- _EXERCISE GOAL_
Check each line for the string "this" and give only the count of lines that have it.

▽

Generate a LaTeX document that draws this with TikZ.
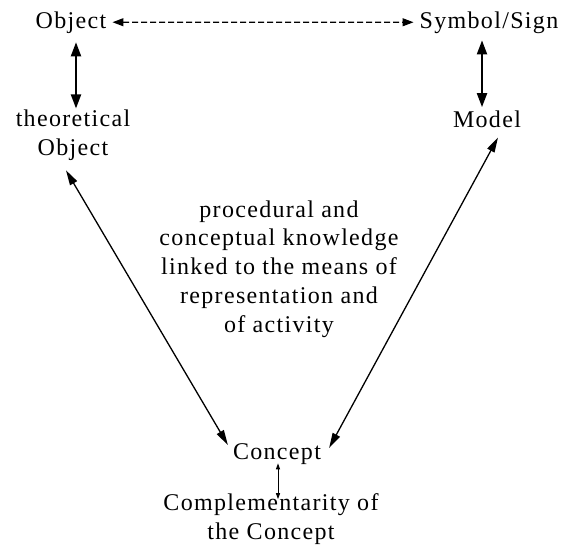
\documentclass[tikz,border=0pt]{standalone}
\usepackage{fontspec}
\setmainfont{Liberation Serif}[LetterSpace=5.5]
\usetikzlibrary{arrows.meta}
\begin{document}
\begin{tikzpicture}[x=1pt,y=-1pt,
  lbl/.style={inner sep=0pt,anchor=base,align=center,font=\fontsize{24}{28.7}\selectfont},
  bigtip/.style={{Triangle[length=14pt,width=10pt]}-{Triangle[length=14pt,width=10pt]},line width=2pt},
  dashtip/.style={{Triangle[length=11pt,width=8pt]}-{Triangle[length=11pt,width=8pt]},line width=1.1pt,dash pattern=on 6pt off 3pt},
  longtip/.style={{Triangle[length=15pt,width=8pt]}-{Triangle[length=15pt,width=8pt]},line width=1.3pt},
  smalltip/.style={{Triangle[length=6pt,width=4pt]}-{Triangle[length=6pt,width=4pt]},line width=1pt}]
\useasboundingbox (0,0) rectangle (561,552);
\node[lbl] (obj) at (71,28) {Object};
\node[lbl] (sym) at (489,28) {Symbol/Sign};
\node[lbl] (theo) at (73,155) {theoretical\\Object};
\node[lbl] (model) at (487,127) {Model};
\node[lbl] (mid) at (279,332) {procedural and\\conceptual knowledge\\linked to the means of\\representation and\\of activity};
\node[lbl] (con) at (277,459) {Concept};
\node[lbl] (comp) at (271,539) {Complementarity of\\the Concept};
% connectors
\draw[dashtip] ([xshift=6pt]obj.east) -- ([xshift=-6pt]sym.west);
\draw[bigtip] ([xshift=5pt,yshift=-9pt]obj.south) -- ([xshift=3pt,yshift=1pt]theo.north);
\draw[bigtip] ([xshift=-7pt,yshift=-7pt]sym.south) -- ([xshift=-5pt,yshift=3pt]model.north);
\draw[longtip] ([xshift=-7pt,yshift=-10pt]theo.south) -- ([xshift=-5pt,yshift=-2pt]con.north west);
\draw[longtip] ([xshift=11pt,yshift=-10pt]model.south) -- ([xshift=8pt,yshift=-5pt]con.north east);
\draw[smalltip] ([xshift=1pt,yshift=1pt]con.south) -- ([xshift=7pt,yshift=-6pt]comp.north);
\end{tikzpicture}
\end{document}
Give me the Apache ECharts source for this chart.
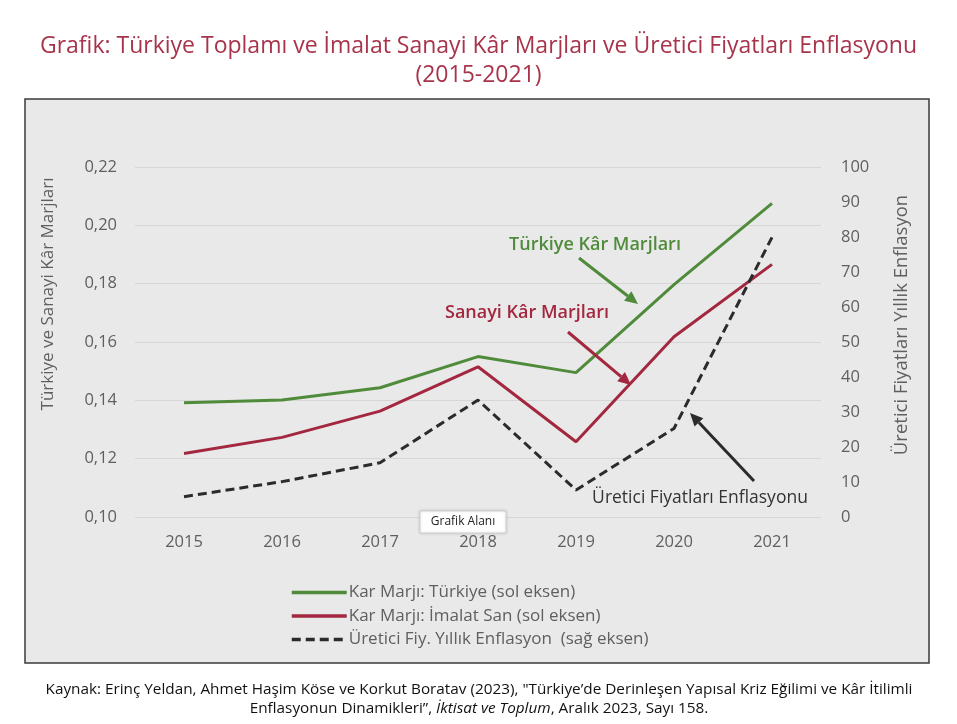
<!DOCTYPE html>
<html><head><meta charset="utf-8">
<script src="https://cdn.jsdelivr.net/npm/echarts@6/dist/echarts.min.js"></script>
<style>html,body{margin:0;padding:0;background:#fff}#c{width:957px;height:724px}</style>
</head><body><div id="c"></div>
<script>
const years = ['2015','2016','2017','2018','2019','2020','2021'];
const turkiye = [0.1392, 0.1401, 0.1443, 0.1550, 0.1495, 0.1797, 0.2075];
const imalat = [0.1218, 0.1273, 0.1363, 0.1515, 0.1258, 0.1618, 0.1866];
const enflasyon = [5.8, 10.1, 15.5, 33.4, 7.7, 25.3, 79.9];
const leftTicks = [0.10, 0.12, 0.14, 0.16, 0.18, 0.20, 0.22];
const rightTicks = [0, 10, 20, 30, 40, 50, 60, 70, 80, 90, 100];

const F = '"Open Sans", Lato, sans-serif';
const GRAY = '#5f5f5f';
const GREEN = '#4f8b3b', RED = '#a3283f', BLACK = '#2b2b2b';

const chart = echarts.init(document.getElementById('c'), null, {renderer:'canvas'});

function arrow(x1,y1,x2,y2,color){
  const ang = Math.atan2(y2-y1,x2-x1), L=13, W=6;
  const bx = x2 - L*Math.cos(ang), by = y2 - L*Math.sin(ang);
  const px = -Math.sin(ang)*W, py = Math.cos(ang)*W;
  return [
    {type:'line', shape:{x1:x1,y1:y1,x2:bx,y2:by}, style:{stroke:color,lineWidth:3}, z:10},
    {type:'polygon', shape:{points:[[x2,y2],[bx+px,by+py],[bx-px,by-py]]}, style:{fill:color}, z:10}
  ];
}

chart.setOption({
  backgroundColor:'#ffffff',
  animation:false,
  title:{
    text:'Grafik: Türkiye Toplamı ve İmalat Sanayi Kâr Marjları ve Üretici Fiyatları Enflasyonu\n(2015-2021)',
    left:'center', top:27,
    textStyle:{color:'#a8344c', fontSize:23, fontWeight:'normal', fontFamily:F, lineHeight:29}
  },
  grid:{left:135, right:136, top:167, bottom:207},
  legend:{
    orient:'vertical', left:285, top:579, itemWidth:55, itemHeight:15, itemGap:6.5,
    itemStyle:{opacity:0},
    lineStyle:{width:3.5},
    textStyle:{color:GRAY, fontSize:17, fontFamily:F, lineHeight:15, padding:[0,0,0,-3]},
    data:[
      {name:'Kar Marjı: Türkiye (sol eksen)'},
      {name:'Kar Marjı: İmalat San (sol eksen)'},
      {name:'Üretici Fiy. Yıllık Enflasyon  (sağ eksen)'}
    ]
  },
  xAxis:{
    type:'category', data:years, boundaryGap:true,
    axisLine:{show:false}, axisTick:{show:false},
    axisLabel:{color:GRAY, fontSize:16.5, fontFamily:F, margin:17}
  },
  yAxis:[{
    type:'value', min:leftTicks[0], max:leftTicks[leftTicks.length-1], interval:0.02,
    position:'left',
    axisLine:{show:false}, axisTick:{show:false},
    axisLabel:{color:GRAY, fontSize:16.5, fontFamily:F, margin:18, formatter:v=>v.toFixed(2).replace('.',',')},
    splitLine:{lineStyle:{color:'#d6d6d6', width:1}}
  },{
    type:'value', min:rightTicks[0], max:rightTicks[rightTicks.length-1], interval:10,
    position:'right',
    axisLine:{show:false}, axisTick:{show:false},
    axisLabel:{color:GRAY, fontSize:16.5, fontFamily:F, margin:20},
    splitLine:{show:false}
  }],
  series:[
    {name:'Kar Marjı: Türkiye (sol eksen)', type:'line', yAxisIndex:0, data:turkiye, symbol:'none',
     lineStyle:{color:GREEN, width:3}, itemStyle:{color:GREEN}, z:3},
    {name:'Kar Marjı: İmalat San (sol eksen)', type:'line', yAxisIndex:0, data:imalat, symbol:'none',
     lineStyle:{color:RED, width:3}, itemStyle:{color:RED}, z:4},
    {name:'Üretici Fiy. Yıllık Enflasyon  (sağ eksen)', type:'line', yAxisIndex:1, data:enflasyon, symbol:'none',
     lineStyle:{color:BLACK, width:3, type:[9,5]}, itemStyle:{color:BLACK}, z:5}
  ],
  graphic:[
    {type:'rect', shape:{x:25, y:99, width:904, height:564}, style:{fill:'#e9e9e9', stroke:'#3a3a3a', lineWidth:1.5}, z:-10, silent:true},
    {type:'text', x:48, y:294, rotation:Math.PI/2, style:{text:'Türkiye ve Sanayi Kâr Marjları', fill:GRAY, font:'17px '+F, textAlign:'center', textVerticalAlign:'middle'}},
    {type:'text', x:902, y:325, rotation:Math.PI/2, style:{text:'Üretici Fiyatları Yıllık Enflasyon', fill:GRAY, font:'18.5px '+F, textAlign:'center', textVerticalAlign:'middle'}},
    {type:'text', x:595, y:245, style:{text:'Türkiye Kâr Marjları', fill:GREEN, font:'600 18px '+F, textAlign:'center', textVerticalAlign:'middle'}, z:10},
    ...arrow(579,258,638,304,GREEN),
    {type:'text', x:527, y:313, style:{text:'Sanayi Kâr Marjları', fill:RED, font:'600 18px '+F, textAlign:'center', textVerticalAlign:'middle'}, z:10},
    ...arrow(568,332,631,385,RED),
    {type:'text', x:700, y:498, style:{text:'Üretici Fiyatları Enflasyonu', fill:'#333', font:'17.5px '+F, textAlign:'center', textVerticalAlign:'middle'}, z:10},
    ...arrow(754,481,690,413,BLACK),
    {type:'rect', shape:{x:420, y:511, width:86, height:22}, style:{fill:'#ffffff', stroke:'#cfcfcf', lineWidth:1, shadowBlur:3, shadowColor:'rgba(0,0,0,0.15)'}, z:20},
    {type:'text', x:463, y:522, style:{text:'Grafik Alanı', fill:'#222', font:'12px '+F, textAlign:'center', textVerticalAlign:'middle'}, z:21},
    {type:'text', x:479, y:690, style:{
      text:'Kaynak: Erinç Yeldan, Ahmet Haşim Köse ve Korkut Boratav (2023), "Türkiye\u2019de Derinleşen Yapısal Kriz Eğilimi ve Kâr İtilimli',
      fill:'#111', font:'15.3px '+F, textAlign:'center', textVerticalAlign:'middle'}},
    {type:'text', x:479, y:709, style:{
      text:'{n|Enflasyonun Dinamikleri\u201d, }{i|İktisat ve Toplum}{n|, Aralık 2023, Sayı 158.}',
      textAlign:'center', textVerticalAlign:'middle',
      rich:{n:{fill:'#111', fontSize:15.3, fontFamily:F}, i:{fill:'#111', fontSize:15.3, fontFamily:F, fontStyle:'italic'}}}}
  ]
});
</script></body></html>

△

- _COMPLETED TASK_
2